_YOUR TASK:_
Every line of the listing must be reproduced as it stands. Leave the images behind.

_PROVIDED DATA:_
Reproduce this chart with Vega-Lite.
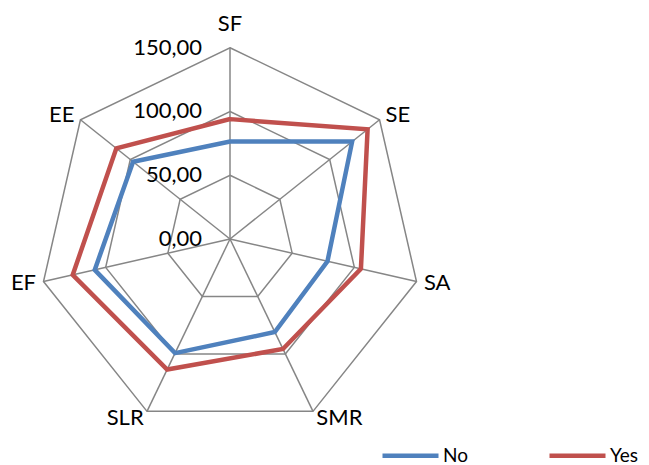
{
  "$schema": "https://vega.github.io/schema/vega-lite/v6.json",
  "width": 649,
  "height": 465,
  "padding": 0,
  "autosize": {"type": "none"},
  "background": "white",
  "config": {
    "view": {"stroke": null},
    "font": "Lato",
    "text": {"font": "Lato", "fontSize": 22, "color": "#000000"}
  },
  "datasets": {
    "axes": [
      {"axis": "SF", "idx": 0},
      {"axis": "SE", "idx": 1},
      {"axis": "SA", "idx": 2},
      {"axis": "SMR", "idx": 3},
      {"axis": "SLR", "idx": 4},
      {"axis": "EF", "idx": 5},
      {"axis": "EE", "idx": 6}
    ],
    "levels": [
      {"level": 0, "label": "0,00"},
      {"level": 50, "label": "50,00"},
      {"level": 100, "label": "100,00"},
      {"level": 150, "label": "150,00"}
    ],
    "scores": [
      {"axis": "SF", "idx": 0, "group": "No", "value": 76.4},
      {"axis": "SE", "idx": 1, "group": "No", "value": 122.5},
      {"axis": "SA", "idx": 2, "group": "No", "value": 78.4},
      {"axis": "SMR", "idx": 3, "group": "No", "value": 81.0},
      {"axis": "SLR", "idx": 4, "group": "No", "value": 99.3},
      {"axis": "EF", "idx": 5, "group": "No", "value": 108.8},
      {"axis": "EE", "idx": 6, "group": "No", "value": 97.2},
      {"axis": "SF", "idx": 0, "group": "Yes", "value": 94.0},
      {"axis": "SE", "idx": 1, "group": "Yes", "value": 138.0},
      {"axis": "SA", "idx": 2, "group": "Yes", "value": 105.3},
      {"axis": "SMR", "idx": 3, "group": "Yes", "value": 95.7},
      {"axis": "SLR", "idx": 4, "group": "Yes", "value": 113.6},
      {"axis": "EF", "idx": 5, "group": "Yes", "value": 126.5},
      {"axis": "EE", "idx": 6, "group": "Yes", "value": 114.0}
    ]
  },
  "encoding": {
    "x": {"type": "quantitative", "scale": {"domain": [-180.35, 328.55], "nice": false, "zero": false}, "axis": null},
    "y": {"type": "quantitative", "scale": {"domain": [-177.21, 187.41], "nice": false, "zero": false}, "axis": null}
  },
  "layer": [
    {
      "data": {"name": "axes"},
      "transform": [
        {"calculate": "[50, 100, 150]", "as": "ring"},
        {"flatten": ["ring"]},
        {"calculate": "datum.idx * 2 * PI / 7", "as": "angle"},
        {"calculate": "datum.ring * sin(datum.angle)", "as": "gx"},
        {"calculate": "datum.ring * cos(datum.angle)", "as": "gy"}
      ],
      "mark": {"type": "line", "interpolate": "linear-closed", "stroke": "#868686", "strokeWidth": 1.5},
      "encoding": {
        "x": {"field": "gx", "type": "quantitative"},
        "y": {"field": "gy", "type": "quantitative"},
        "detail": {"field": "ring"},
        "order": {"field": "idx"}
      }
    },
    {
      "data": {"name": "axes"},
      "transform": [
        {"calculate": "datum.idx * 2 * PI / 7", "as": "angle"},
        {"calculate": "150 * sin(datum.angle)", "as": "sx"},
        {"calculate": "150 * cos(datum.angle)", "as": "sy"}
      ],
      "mark": {"type": "rule", "stroke": "#868686", "strokeWidth": 1.5},
      "encoding": {
        "x": {"field": "sx", "type": "quantitative"},
        "y": {"field": "sy", "type": "quantitative"},
        "x2": {"datum": 0},
        "y2": {"datum": 0}
      }
    },
    {
      "data": {"name": "scores"},
      "transform": [
        {"calculate": "datum.idx * 2 * PI / 7", "as": "angle"},
        {"calculate": "datum.value * sin(datum.angle)", "as": "px"},
        {"calculate": "datum.value * cos(datum.angle)", "as": "py"}
      ],
      "mark": {"type": "line", "interpolate": "linear-closed", "strokeWidth": 4.5, "strokeJoin": "miter"},
      "encoding": {
        "x": {"field": "px", "type": "quantitative"},
        "y": {"field": "py", "type": "quantitative"},
        "order": {"field": "idx"},
        "color": {
          "field": "group",
          "type": "nominal",
          "scale": {"domain": ["No", "Yes"], "range": ["#4F81BD", "#C0504D"]},
          "legend": {
            "title": null,
            "orient": "none",
            "legendX": 380,
            "legendY": 425,
            "direction": "horizontal",
            "padding": 0,
            "symbolType": "stroke",
            "symbolSize": 3136,
            "symbolStrokeWidth": 4.5,
            "labelFont": "Lato",
            "labelFontSize": 19,
            "labelColor": "#000000",
            "labelOffset": 2,
            "columnPadding": 72
          }
        }
      }
    },
    {
      "data": {"name": "levels"},
      "mark": {"type": "text", "align": "right", "baseline": "middle", "dx": -28},
      "encoding": {
        "x": {"datum": 0},
        "y": {"field": "level", "type": "quantitative"},
        "text": {"field": "label"}
      }
    },
    {
      "data": {"name": "axes"},
      "transform": [
        {"filter": "datum.idx == 0"},
        {"calculate": "datum.idx * 2 * PI / 7", "as": "angle"},
        {"calculate": "150 * sin(datum.angle)", "as": "lx"},
        {"calculate": "150 * cos(datum.angle)", "as": "ly"}
      ],
      "mark": {"type": "text", "align": "center", "baseline": "alphabetic", "dy": -17},
      "encoding": {
        "x": {"field": "lx", "type": "quantitative"},
        "y": {"field": "ly", "type": "quantitative"},
        "text": {"field": "axis"}
      }
    },
    {
      "data": {"name": "axes"},
      "transform": [
        {"filter": "datum.idx >= 1 && datum.idx <= 3"},
        {"calculate": "datum.idx * 2 * PI / 7", "as": "angle"},
        {"calculate": "156 * sin(datum.angle)", "as": "lx"},
        {"calculate": "156 * cos(datum.angle)", "as": "ly"}
      ],
      "mark": {"type": "text", "align": "left", "baseline": "middle"},
      "encoding": {
        "x": {"field": "lx", "type": "quantitative"},
        "y": {"field": "ly", "type": "quantitative"},
        "text": {"field": "axis"}
      }
    },
    {
      "data": {"name": "axes"},
      "transform": [
        {"filter": "datum.idx >= 4"},
        {"calculate": "datum.idx * 2 * PI / 7", "as": "angle"},
        {"calculate": "156 * sin(datum.angle)", "as": "lx"},
        {"calculate": "156 * cos(datum.angle)", "as": "ly"}
      ],
      "mark": {"type": "text", "align": "right", "baseline": "middle"},
      "encoding": {
        "x": {"field": "lx", "type": "quantitative"},
        "y": {"field": "ly", "type": "quantitative"},
        "text": {"field": "axis"}
      }
    }
  ]
}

_WORKED ANSWER:_
Reproduce this chart with Vega-Lite.
{
  "$schema": "https://vega.github.io/schema/vega-lite/v6.json",
  "width": 649,
  "height": 465,
  "padding": 0,
  "autosize": {"type": "none"},
  "background": "white",
  "config": {
    "view": {"stroke": null},
    "font": "Lato",
    "text": {"font": "Lato", "fontSize": 22, "color": "#000000"}
  },
  "datasets": {
    "axes": [
      {"axis": "SF", "idx": 0},
      {"axis": "SE", "idx": 1},
      {"axis": "SA", "idx": 2},
      {"axis": "SMR", "idx": 3},
      {"axis": "SLR", "idx": 4},
      {"axis": "EF", "idx": 5},
      {"axis": "EE", "idx": 6}
    ],
    "levels": [
      {"level": 0, "label": "0,00"},
      {"level": 50, "label": "50,00"},
      {"level": 100, "label": "100,00"},
      {"level": 150, "label": "150,00"}
    ],
    "scores": [
      {"axis": "SF", "idx": 0, "group": "No", "value": 76.4},
      {"axis": "SE", "idx": 1, "group": "No", "value": 122.5},
      {"axis": "SA", "idx": 2, "group": "No", "value": 78.4},
      {"axis": "SMR", "idx": 3, "group": "No", "value": 81.0},
      {"axis": "SLR", "idx": 4, "group": "No", "value": 99.3},
      {"axis": "EF", "idx": 5, "group": "No", "value": 108.8},
      {"axis": "EE", "idx": 6, "group": "No", "value": 97.2},
      {"axis": "SF", "idx": 0, "group": "Yes", "value": 94.0},
      {"axis": "SE", "idx": 1, "group": "Yes", "value": 138.0},
      {"axis": "SA", "idx": 2, "group": "Yes", "value": 105.3},
      {"axis": "SMR", "idx": 3, "group": "Yes", "value": 95.7},
      {"axis": "SLR", "idx": 4, "group": "Yes", "value": 113.6},
      {"axis": "EF", "idx": 5, "group": "Yes", "value": 126.5},
      {"axis": "EE", "idx": 6, "group": "Yes", "value": 114.0}
    ]
  },
  "encoding": {
    "x": {"type": "quantitative", "scale": {"domain": [-180.35, 328.55], "nice": false, "zero": false}, "axis": null},
    "y": {"type": "quantitative", "scale": {"domain": [-177.21, 187.41], "nice": false, "zero": false}, "axis": null}
  },
  "layer": [
    {
      "data": {"name": "axes"},
      "transform": [
        {"calculate": "[50, 100, 150]", "as": "ring"},
        {"flatten": ["ring"]},
        {"calculate": "datum.idx * 2 * PI / 7", "as": "angle"},
        {"calculate": "datum.ring * sin(datum.angle)", "as": "gx"},
        {"calculate": "datum.ring * cos(datum.angle)", "as": "gy"}
      ],
      "mark": {"type": "line", "interpolate": "linear-closed", "stroke": "#868686", "strokeWidth": 1.5},
      "encoding": {
        "x": {"field": "gx", "type": "quantitative"},
        "y": {"field": "gy", "type": "quantitative"},
        "detail": {"field": "ring"},
        "order": {"field": "idx"}
      }
    },
    {
      "data": {"name": "axes"},
      "transform": [
        {"calculate": "datum.idx * 2 * PI / 7", "as": "angle"},
        {"calculate": "150 * sin(datum.angle)", "as": "sx"},
        {"calculate": "150 * cos(datum.angle)", "as": "sy"}
      ],
      "mark": {"type": "rule", "stroke": "#868686", "strokeWidth": 1.5},
      "encoding": {
        "x": {"field": "sx", "type": "quantitative"},
        "y": {"field": "sy", "type": "quantitative"},
        "x2": {"datum": 0},
        "y2": {"datum": 0}
      }
    },
    {
      "data": {"name": "scores"},
      "transform": [
        {"calculate": "datum.idx * 2 * PI / 7", "as": "angle"},
        {"calculate": "datum.value * sin(datum.angle)", "as": "px"},
        {"calculate": "datum.value * cos(datum.angle)", "as": "py"}
      ],
      "mark": {"type": "line", "interpolate": "linear-closed", "strokeWidth": 4.5, "strokeJoin": "miter"},
      "encoding": {
        "x": {"field": "px", "type": "quantitative"},
        "y": {"field": "py", "type": "quantitative"},
        "order": {"field": "idx"},
        "color": {
          "field": "group",
          "type": "nominal",
          "scale": {"domain": ["No", "Yes"], "range": ["#4F81BD", "#C0504D"]},
          "legend": {
            "title": null,
            "orient": "none",
            "legendX": 380,
            "legendY": 425,
            "direction": "horizontal",
            "padding": 0,
            "symbolType": "stroke",
            "symbolSize": 3136,
            "symbolStrokeWidth": 4.5,
            "labelFont": "Lato",
            "labelFontSize": 19,
            "labelColor": "#000000",
            "labelOffset": 2,
            "columnPadding": 72
          }
        }
      }
    },
    {
      "data": {"name": "levels"},
      "mark": {"type": "text", "align": "right", "baseline": "middle", "dx": -28},
      "encoding": {
        "x": {"datum": 0},
        "y": {"field": "level", "type": "quantitative"},
        "text": {"field": "label"}
      }
    },
    {
      "data": {"name": "axes"},
      "transform": [
        {"filter": "datum.idx == 0"},
        {"calculate": "datum.idx * 2 * PI / 7", "as": "angle"},
        {"calculate": "150 * sin(datum.angle)", "as": "lx"},
        {"calculate": "150 * cos(datum.angle)", "as": "ly"}
      ],
      "mark": {"type": "text", "align": "center", "baseline": "alphabetic", "dy": -17},
      "encoding": {
        "x": {"field": "lx", "type": "quantitative"},
        "y": {"field": "ly", "type": "quantitative"},
        "text": {"field": "axis"}
      }
    },
    {
      "data": {"name": "axes"},
      "transform": [
        {"filter": "datum.idx >= 1 && datum.idx <= 3"},
        {"calculate": "datum.idx * 2 * PI / 7", "as": "angle"},
        {"calculate": "156 * sin(datum.angle)", "as": "lx"},
        {"calculate": "156 * cos(datum.angle)", "as": "ly"}
      ],
      "mark": {"type": "text", "align": "left", "baseline": "middle"},
      "encoding": {
        "x": {"field": "lx", "type": "quantitative"},
        "y": {"field": "ly", "type": "quantitative"},
        "text": {"field": "axis"}
      }
    },
    {
      "data": {"name": "axes"},
      "transform": [
        {"filter": "datum.idx >= 4"},
        {"calculate": "datum.idx * 2 * PI / 7", "as": "angle"},
        {"calculate": "156 * sin(datum.angle)", "as": "lx"},
        {"calculate": "156 * cos(datum.angle)", "as": "ly"}
      ],
      "mark": {"type": "text", "align": "right", "baseline": "middle"},
      "encoding": {
        "x": {"field": "lx", "type": "quantitative"},
        "y": {"field": "ly", "type": "quantitative"},
        "text": {"field": "axis"}
      }
    }
  ]
}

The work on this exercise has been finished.